• [What the exercise asks] Retype only the lines running from the line that contains "Reproduce this chart with matplotlib." to the line that contains "import pandas as pd", inclusive, and leave the pictures behind.

• [Records for this exercise]
START
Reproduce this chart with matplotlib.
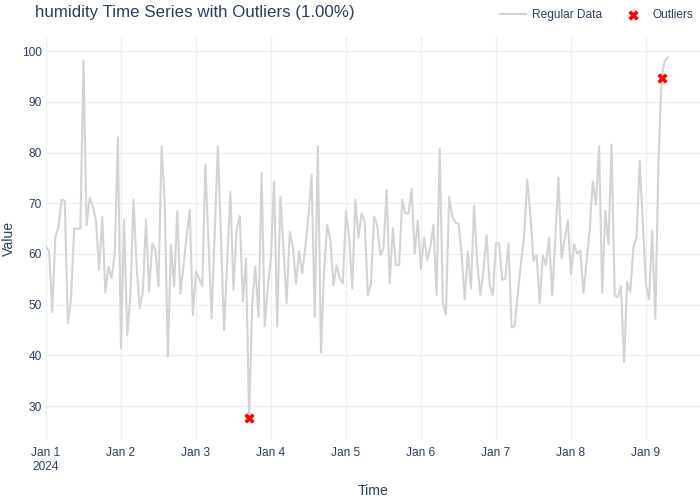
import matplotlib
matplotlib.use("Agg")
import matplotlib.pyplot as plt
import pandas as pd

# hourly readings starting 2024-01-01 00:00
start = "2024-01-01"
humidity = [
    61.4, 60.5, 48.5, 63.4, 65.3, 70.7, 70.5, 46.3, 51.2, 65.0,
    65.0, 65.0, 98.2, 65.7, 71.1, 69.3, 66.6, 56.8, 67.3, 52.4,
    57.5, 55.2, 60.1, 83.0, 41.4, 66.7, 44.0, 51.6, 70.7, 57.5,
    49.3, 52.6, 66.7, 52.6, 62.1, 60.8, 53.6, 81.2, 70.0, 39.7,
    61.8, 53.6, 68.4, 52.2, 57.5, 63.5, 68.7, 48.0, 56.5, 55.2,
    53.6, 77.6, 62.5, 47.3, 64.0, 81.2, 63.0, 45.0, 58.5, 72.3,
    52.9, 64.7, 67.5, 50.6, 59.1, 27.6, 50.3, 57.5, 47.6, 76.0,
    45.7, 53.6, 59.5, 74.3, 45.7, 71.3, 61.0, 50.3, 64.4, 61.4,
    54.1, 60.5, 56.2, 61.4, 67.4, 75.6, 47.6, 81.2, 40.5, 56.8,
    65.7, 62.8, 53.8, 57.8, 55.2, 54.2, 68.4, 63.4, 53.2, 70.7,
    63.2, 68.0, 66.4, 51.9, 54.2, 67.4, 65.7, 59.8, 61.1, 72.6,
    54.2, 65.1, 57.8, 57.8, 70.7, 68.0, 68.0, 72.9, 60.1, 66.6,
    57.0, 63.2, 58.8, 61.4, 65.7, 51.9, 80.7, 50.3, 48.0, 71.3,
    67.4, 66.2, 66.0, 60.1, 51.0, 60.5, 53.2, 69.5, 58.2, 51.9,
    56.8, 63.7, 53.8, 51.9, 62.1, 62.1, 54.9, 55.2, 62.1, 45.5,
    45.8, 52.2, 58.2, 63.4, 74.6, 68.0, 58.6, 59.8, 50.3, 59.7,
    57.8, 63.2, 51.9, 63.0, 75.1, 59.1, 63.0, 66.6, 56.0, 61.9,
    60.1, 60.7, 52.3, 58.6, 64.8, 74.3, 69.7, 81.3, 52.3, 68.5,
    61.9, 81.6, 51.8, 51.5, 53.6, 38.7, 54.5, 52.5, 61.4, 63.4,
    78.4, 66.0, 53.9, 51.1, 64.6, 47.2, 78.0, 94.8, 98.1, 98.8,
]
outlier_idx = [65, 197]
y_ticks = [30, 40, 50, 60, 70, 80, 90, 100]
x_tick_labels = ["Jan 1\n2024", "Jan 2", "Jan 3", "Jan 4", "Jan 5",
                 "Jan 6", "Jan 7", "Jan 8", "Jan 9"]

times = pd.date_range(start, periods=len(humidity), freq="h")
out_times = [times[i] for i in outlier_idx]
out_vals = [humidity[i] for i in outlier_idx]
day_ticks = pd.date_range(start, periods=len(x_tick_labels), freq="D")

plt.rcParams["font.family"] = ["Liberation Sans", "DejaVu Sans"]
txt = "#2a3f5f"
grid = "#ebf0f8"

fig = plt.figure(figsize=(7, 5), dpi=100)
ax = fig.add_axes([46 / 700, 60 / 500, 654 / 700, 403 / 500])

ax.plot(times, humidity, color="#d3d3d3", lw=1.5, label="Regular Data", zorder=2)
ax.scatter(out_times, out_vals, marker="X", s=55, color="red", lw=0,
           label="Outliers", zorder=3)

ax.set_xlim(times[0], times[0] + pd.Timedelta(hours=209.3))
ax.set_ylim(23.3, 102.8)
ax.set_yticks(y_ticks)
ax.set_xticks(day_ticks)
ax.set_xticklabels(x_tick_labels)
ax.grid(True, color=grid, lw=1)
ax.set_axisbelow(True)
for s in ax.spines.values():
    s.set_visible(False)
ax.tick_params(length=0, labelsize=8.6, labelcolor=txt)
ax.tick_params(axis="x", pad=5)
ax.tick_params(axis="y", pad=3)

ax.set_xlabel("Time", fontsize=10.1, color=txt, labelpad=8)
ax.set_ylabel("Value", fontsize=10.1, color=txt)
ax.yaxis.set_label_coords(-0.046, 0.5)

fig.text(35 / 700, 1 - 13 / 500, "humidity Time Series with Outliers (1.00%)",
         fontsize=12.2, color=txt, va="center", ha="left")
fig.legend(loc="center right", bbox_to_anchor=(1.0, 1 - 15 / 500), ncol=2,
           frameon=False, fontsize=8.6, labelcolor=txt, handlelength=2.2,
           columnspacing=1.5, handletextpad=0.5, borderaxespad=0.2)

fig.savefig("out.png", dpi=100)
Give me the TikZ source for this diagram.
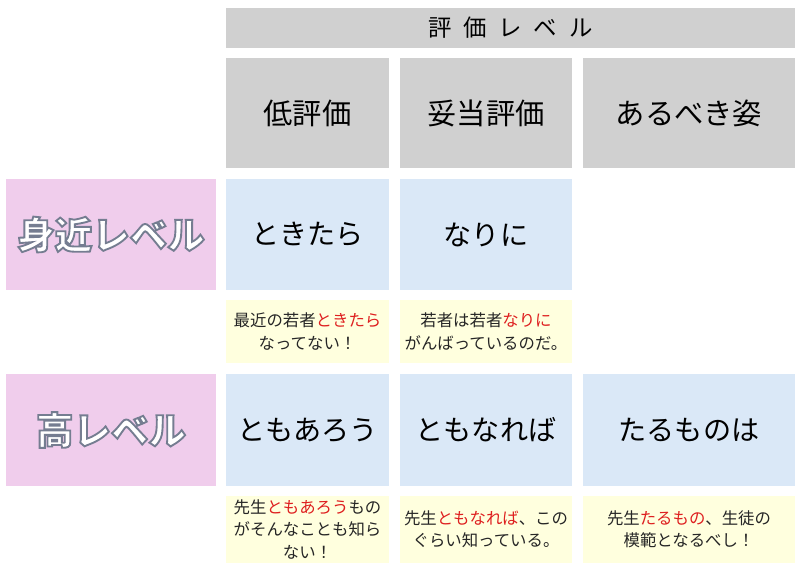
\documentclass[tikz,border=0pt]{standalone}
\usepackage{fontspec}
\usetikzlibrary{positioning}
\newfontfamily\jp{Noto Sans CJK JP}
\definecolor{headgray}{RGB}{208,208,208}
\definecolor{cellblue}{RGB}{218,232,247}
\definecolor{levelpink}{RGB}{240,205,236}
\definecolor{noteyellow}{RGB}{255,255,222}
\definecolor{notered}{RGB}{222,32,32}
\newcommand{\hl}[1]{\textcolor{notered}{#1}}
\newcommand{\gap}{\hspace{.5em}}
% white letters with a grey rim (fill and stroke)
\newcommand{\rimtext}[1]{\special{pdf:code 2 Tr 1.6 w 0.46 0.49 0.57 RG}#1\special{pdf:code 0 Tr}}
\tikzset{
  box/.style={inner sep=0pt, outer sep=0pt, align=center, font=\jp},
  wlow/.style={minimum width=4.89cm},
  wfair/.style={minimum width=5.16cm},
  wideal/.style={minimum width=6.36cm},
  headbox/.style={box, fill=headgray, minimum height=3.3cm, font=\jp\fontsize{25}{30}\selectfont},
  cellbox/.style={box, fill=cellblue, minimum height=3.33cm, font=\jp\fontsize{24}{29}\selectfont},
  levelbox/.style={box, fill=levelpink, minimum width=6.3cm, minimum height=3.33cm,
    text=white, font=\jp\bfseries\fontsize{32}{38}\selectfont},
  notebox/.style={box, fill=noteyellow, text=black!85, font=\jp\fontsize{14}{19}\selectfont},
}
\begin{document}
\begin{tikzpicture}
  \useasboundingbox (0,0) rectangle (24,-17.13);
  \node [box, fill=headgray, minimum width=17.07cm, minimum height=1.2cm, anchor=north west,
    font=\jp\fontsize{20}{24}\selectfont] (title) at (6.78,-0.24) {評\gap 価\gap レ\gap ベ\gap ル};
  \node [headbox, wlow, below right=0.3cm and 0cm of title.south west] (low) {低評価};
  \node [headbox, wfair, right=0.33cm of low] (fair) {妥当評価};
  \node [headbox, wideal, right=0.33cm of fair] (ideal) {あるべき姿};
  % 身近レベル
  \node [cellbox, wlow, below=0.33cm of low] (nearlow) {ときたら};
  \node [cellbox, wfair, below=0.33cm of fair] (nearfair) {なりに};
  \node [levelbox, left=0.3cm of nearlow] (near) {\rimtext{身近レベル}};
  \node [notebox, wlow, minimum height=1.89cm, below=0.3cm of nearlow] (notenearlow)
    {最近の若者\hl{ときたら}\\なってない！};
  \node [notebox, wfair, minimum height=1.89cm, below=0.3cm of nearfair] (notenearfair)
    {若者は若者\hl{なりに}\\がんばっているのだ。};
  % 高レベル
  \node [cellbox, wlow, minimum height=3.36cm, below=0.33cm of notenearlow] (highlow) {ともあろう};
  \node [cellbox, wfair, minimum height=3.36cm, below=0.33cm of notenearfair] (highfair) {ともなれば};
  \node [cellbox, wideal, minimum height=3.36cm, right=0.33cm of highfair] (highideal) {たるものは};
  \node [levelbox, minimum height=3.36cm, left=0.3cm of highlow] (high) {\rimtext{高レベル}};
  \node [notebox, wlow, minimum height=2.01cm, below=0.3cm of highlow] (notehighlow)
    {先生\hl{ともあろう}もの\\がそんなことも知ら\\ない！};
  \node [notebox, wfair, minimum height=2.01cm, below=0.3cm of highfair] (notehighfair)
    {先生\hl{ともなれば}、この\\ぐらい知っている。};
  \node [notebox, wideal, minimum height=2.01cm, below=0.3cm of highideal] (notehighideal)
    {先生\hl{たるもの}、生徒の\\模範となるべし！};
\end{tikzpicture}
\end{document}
END
START
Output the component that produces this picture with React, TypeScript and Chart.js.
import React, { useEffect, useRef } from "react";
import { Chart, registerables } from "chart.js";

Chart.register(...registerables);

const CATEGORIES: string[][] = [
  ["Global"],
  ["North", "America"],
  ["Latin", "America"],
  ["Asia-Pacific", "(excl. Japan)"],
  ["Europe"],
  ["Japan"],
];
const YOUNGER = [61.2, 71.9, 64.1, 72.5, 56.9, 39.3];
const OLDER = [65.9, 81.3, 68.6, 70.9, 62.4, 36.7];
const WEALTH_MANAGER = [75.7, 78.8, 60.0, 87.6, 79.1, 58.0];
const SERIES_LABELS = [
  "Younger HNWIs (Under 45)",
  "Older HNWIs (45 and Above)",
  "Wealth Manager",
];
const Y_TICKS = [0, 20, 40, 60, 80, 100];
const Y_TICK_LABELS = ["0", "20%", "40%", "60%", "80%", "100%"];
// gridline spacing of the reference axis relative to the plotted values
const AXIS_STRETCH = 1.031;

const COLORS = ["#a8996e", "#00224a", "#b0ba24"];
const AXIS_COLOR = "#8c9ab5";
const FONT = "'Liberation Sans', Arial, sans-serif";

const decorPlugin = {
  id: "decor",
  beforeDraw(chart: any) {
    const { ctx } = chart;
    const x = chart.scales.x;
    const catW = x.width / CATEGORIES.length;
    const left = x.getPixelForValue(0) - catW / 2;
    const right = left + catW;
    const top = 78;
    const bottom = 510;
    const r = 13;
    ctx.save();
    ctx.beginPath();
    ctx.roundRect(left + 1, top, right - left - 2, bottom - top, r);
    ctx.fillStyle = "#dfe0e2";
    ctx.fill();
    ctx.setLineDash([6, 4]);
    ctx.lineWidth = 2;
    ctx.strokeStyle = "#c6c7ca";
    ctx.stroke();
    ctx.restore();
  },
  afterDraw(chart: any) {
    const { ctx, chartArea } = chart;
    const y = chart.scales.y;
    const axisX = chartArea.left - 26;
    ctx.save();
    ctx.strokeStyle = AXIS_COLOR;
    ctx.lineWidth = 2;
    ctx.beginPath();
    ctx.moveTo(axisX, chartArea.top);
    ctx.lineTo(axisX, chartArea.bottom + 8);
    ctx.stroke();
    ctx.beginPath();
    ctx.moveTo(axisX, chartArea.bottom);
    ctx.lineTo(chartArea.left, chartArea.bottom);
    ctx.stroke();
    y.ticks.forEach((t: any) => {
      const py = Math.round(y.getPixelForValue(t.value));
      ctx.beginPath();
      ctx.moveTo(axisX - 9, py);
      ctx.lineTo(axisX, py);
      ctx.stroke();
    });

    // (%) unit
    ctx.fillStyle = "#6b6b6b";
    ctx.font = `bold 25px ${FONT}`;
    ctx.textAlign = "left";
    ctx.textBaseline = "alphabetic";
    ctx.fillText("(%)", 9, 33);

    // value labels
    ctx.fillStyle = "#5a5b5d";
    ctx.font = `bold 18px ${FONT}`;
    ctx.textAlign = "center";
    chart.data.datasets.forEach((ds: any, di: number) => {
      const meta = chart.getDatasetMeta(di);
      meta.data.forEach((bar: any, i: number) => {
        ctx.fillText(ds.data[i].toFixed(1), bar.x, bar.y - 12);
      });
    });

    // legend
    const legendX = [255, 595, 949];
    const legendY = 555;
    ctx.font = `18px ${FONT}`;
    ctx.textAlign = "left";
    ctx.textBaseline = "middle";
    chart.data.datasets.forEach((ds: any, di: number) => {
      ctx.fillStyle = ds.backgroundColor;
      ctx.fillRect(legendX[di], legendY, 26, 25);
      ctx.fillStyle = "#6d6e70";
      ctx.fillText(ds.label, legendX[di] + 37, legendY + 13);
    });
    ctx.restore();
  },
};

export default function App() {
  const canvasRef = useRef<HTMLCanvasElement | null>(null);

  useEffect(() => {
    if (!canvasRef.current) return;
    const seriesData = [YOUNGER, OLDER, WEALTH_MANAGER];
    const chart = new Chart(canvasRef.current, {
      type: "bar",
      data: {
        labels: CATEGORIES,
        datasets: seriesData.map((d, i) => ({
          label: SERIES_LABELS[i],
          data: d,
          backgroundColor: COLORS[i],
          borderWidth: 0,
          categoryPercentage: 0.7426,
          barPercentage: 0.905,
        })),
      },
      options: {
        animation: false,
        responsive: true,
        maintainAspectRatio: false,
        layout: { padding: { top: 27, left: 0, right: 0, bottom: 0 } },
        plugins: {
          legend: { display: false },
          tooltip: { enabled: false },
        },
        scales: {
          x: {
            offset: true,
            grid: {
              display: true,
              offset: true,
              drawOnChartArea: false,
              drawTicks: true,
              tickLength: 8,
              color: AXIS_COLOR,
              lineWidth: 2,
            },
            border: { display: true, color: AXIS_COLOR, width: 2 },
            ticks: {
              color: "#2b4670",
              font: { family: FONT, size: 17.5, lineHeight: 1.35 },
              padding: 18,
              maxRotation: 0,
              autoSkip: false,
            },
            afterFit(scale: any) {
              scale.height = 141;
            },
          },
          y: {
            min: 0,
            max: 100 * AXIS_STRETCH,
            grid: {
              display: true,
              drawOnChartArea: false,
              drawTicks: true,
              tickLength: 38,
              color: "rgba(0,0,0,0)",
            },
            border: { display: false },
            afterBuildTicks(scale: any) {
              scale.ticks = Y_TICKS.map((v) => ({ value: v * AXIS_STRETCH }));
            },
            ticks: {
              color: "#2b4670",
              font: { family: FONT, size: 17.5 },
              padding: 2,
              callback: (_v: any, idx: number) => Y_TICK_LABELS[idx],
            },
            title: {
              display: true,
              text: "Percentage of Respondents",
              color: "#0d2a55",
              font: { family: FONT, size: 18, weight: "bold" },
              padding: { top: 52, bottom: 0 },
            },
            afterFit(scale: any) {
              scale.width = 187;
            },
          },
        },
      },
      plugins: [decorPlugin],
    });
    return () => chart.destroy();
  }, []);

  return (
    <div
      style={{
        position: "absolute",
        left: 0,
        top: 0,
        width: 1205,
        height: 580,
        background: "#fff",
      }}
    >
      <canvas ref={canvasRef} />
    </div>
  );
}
END
START
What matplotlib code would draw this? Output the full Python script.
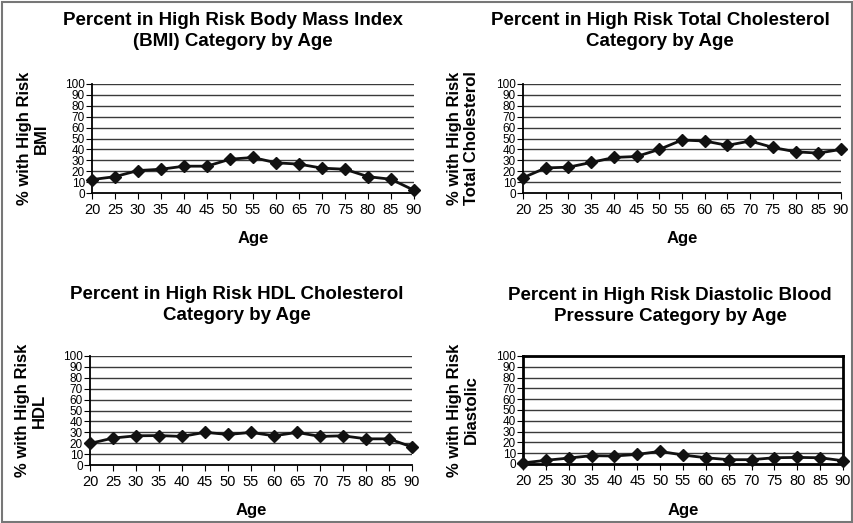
END
• [Answer to the problem]
Reproduce this chart with matplotlib.
import matplotlib
matplotlib.use("Agg")
import matplotlib.pyplot as plt
import pandas as pd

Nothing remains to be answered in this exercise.